╭──

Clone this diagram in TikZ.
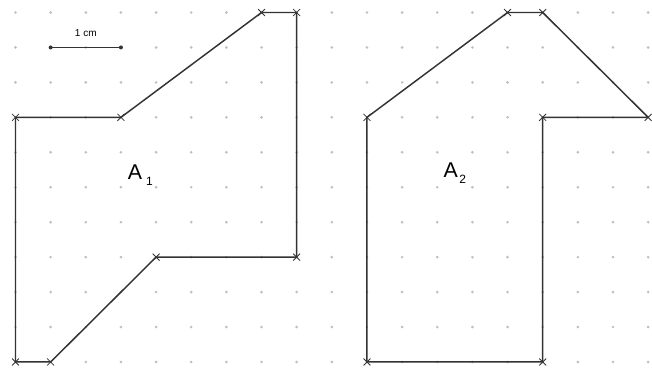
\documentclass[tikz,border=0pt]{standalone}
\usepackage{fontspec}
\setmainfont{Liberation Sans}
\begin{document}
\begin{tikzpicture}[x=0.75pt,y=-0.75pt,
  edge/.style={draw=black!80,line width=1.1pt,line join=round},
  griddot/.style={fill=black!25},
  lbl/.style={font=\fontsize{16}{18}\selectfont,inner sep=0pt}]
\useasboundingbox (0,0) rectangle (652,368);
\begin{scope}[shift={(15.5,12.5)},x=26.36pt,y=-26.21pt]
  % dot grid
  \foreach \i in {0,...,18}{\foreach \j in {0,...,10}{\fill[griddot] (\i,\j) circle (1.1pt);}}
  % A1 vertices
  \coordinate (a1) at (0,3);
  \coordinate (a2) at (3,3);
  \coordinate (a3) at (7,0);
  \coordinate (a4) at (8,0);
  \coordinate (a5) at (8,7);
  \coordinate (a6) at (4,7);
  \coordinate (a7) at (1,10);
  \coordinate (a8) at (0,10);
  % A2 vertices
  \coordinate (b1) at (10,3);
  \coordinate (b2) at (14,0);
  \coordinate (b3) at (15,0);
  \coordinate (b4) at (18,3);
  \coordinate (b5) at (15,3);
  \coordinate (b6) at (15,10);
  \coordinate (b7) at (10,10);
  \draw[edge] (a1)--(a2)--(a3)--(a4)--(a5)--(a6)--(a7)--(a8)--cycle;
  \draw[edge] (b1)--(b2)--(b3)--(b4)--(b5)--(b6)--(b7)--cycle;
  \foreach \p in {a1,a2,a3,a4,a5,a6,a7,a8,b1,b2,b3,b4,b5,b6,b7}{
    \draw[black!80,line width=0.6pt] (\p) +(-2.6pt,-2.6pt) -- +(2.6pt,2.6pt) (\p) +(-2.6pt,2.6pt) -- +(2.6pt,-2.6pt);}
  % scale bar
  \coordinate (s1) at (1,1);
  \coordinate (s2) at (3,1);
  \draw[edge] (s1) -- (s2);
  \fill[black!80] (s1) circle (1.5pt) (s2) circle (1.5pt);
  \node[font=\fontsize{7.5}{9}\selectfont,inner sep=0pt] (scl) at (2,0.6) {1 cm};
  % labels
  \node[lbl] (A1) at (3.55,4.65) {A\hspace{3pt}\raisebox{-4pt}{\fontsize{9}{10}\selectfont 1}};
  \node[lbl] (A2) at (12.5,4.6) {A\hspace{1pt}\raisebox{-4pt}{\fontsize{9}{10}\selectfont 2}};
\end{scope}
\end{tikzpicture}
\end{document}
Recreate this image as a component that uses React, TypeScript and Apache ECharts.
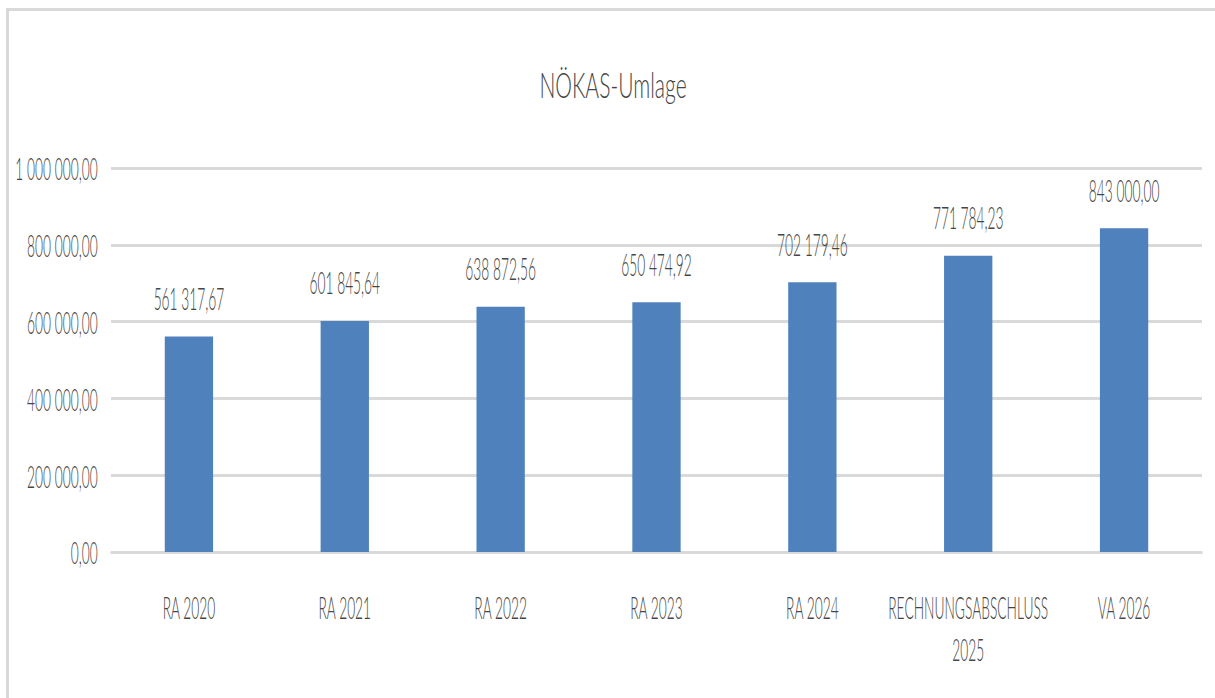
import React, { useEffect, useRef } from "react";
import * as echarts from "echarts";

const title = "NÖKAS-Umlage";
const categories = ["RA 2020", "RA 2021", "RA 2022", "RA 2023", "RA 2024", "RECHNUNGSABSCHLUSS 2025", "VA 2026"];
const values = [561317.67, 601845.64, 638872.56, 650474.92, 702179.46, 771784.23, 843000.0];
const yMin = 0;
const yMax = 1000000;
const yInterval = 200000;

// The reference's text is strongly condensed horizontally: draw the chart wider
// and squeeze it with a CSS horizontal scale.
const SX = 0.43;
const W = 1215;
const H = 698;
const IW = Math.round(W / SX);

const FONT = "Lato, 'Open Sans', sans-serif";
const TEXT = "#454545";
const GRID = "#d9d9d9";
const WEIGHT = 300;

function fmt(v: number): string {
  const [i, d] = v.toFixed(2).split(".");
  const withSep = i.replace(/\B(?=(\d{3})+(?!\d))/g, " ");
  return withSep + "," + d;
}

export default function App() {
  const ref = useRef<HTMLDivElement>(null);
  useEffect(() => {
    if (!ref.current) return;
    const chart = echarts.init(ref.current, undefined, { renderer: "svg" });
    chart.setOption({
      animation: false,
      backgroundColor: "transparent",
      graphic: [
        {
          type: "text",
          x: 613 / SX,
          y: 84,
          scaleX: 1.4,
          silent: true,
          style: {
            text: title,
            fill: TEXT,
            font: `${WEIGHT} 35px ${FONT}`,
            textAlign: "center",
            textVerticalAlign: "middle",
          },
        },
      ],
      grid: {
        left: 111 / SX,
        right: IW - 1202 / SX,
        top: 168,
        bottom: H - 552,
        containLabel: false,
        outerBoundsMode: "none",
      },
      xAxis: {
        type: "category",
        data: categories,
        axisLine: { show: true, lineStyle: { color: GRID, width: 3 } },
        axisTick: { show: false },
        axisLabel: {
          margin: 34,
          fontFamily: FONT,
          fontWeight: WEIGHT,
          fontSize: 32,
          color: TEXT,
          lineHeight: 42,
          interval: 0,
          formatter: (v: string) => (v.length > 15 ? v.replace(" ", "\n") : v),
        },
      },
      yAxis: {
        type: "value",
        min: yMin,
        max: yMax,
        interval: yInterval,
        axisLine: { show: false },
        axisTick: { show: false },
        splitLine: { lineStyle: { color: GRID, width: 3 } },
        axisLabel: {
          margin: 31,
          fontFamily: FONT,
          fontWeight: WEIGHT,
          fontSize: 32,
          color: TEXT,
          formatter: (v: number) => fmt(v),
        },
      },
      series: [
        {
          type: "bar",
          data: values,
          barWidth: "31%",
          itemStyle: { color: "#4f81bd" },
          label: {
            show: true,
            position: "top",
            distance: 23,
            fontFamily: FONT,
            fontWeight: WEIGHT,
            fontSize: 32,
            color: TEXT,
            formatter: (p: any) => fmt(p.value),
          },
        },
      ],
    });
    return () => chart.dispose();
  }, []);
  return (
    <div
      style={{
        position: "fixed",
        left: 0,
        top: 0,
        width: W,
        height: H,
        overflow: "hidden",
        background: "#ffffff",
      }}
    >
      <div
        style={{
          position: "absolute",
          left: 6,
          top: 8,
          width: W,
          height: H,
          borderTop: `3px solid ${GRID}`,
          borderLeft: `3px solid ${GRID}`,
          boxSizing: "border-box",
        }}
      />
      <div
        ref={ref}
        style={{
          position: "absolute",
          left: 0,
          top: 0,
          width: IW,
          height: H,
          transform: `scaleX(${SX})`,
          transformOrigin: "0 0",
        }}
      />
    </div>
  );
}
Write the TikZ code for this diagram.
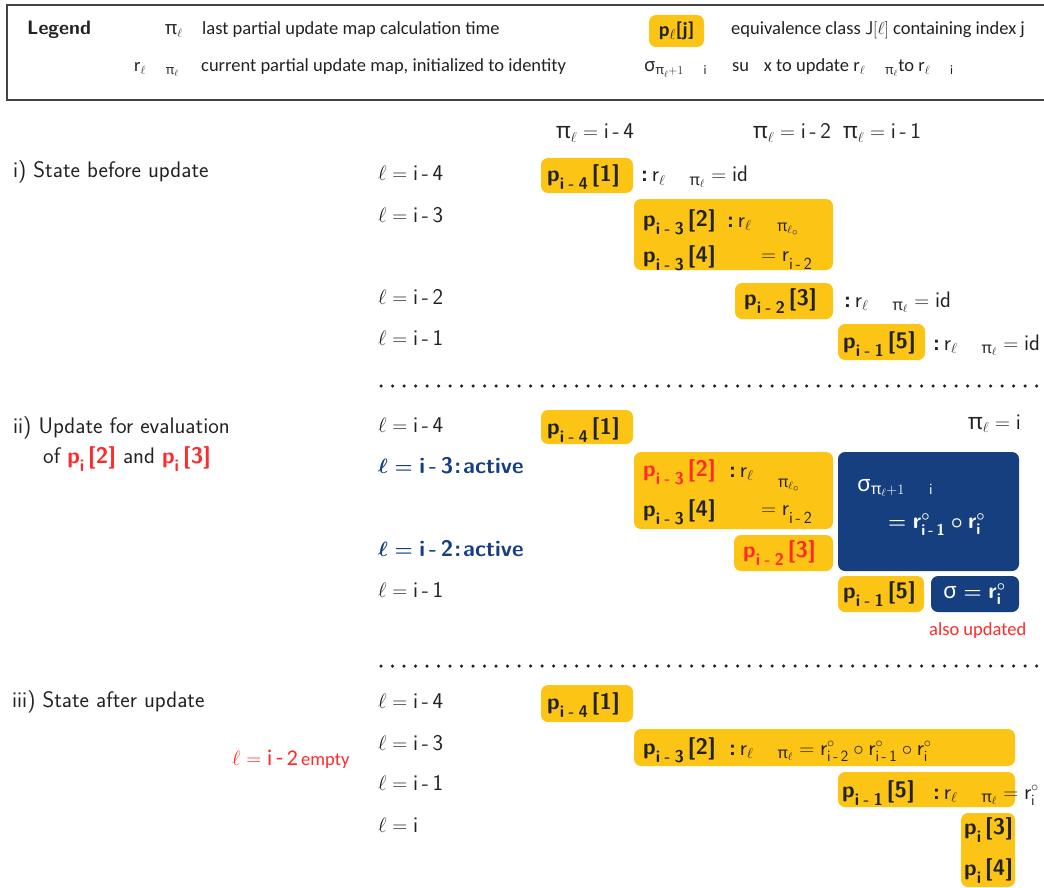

╰──

◆ BRIEF: Quote the listing above in full, except for the pictures.

◆ WORKED SOLUTION:
Clone this diagram in TikZ.
\documentclass[tikz,border=0pt]{standalone}
\usepackage{fontspec}
\setmainfont{Liberation Sans}
\begin{document}
\begin{tikzpicture}[x=0.75pt,y=-0.75pt,
  edge/.style={draw=black!80,line width=1.1pt,line join=round},
  griddot/.style={fill=black!25},
  lbl/.style={font=\fontsize{16}{18}\selectfont,inner sep=0pt}]
\useasboundingbox (0,0) rectangle (652,368);
\begin{scope}[shift={(15.5,12.5)},x=26.36pt,y=-26.21pt]
  % dot grid
  \foreach \i in {0,...,18}{\foreach \j in {0,...,10}{\fill[griddot] (\i,\j) circle (1.1pt);}}
  % A1 vertices
  \coordinate (a1) at (0,3);
  \coordinate (a2) at (3,3);
  \coordinate (a3) at (7,0);
  \coordinate (a4) at (8,0);
  \coordinate (a5) at (8,7);
  \coordinate (a6) at (4,7);
  \coordinate (a7) at (1,10);
  \coordinate (a8) at (0,10);
  % A2 vertices
  \coordinate (b1) at (10,3);
  \coordinate (b2) at (14,0);
  \coordinate (b3) at (15,0);
  \coordinate (b4) at (18,3);
  \coordinate (b5) at (15,3);
  \coordinate (b6) at (15,10);
  \coordinate (b7) at (10,10);
  \draw[edge] (a1)--(a2)--(a3)--(a4)--(a5)--(a6)--(a7)--(a8)--cycle;
  \draw[edge] (b1)--(b2)--(b3)--(b4)--(b5)--(b6)--(b7)--cycle;
  \foreach \p in {a1,a2,a3,a4,a5,a6,a7,a8,b1,b2,b3,b4,b5,b6,b7}{
    \draw[black!80,line width=0.6pt] (\p) +(-2.6pt,-2.6pt) -- +(2.6pt,2.6pt) (\p) +(-2.6pt,2.6pt) -- +(2.6pt,-2.6pt);}
  % scale bar
  \coordinate (s1) at (1,1);
  \coordinate (s2) at (3,1);
  \draw[edge] (s1) -- (s2);
  \fill[black!80] (s1) circle (1.5pt) (s2) circle (1.5pt);
  \node[font=\fontsize{7.5}{9}\selectfont,inner sep=0pt] (scl) at (2,0.6) {1 cm};
  % labels
  \node[lbl] (A1) at (3.55,4.65) {A\hspace{3pt}\raisebox{-4pt}{\fontsize{9}{10}\selectfont 1}};
  \node[lbl] (A2) at (12.5,4.6) {A\hspace{1pt}\raisebox{-4pt}{\fontsize{9}{10}\selectfont 2}};
\end{scope}
\end{tikzpicture}
\end{document}
Recreate this image as a component that uses React, TypeScript and Apache ECharts.
import React, { useEffect, useRef } from "react";
import * as echarts from "echarts";

const title = "NÖKAS-Umlage";
const categories = ["RA 2020", "RA 2021", "RA 2022", "RA 2023", "RA 2024", "RECHNUNGSABSCHLUSS 2025", "VA 2026"];
const values = [561317.67, 601845.64, 638872.56, 650474.92, 702179.46, 771784.23, 843000.0];
const yMin = 0;
const yMax = 1000000;
const yInterval = 200000;

// The reference's text is strongly condensed horizontally: draw the chart wider
// and squeeze it with a CSS horizontal scale.
const SX = 0.43;
const W = 1215;
const H = 698;
const IW = Math.round(W / SX);

const FONT = "Lato, 'Open Sans', sans-serif";
const TEXT = "#454545";
const GRID = "#d9d9d9";
const WEIGHT = 300;

function fmt(v: number): string {
  const [i, d] = v.toFixed(2).split(".");
  const withSep = i.replace(/\B(?=(\d{3})+(?!\d))/g, " ");
  return withSep + "," + d;
}

export default function App() {
  const ref = useRef<HTMLDivElement>(null);
  useEffect(() => {
    if (!ref.current) return;
    const chart = echarts.init(ref.current, undefined, { renderer: "svg" });
    chart.setOption({
      animation: false,
      backgroundColor: "transparent",
      graphic: [
        {
          type: "text",
          x: 613 / SX,
          y: 84,
          scaleX: 1.4,
          silent: true,
          style: {
            text: title,
            fill: TEXT,
            font: `${WEIGHT} 35px ${FONT}`,
            textAlign: "center",
            textVerticalAlign: "middle",
          },
        },
      ],
      grid: {
        left: 111 / SX,
        right: IW - 1202 / SX,
        top: 168,
        bottom: H - 552,
        containLabel: false,
        outerBoundsMode: "none",
      },
      xAxis: {
        type: "category",
        data: categories,
        axisLine: { show: true, lineStyle: { color: GRID, width: 3 } },
        axisTick: { show: false },
        axisLabel: {
          margin: 34,
          fontFamily: FONT,
          fontWeight: WEIGHT,
          fontSize: 32,
          color: TEXT,
          lineHeight: 42,
          interval: 0,
          formatter: (v: string) => (v.length > 15 ? v.replace(" ", "\n") : v),
        },
      },
      yAxis: {
        type: "value",
        min: yMin,
        max: yMax,
        interval: yInterval,
        axisLine: { show: false },
        axisTick: { show: false },
        splitLine: { lineStyle: { color: GRID, width: 3 } },
        axisLabel: {
          margin: 31,
          fontFamily: FONT,
          fontWeight: WEIGHT,
          fontSize: 32,
          color: TEXT,
          formatter: (v: number) => fmt(v),
        },
      },
      series: [
        {
          type: "bar",
          data: values,
          barWidth: "31%",
          itemStyle: { color: "#4f81bd" },
          label: {
            show: true,
            position: "top",
            distance: 23,
            fontFamily: FONT,
            fontWeight: WEIGHT,
            fontSize: 32,
            color: TEXT,
            formatter: (p: any) => fmt(p.value),
          },
        },
      ],
    });
    return () => chart.dispose();
  }, []);
  return (
    <div
      style={{
        position: "fixed",
        left: 0,
        top: 0,
        width: W,
        height: H,
        overflow: "hidden",
        background: "#ffffff",
      }}
    >
      <div
        style={{
          position: "absolute",
          left: 6,
          top: 8,
          width: W,
          height: H,
          borderTop: `3px solid ${GRID}`,
          borderLeft: `3px solid ${GRID}`,
          boxSizing: "border-box",
        }}
      />
      <div
        ref={ref}
        style={{
          position: "absolute",
          left: 0,
          top: 0,
          width: IW,
          height: H,
          transform: `scaleX(${SX})`,
          transformOrigin: "0 0",
        }}
      />
    </div>
  );
}
Write the TikZ code for this diagram.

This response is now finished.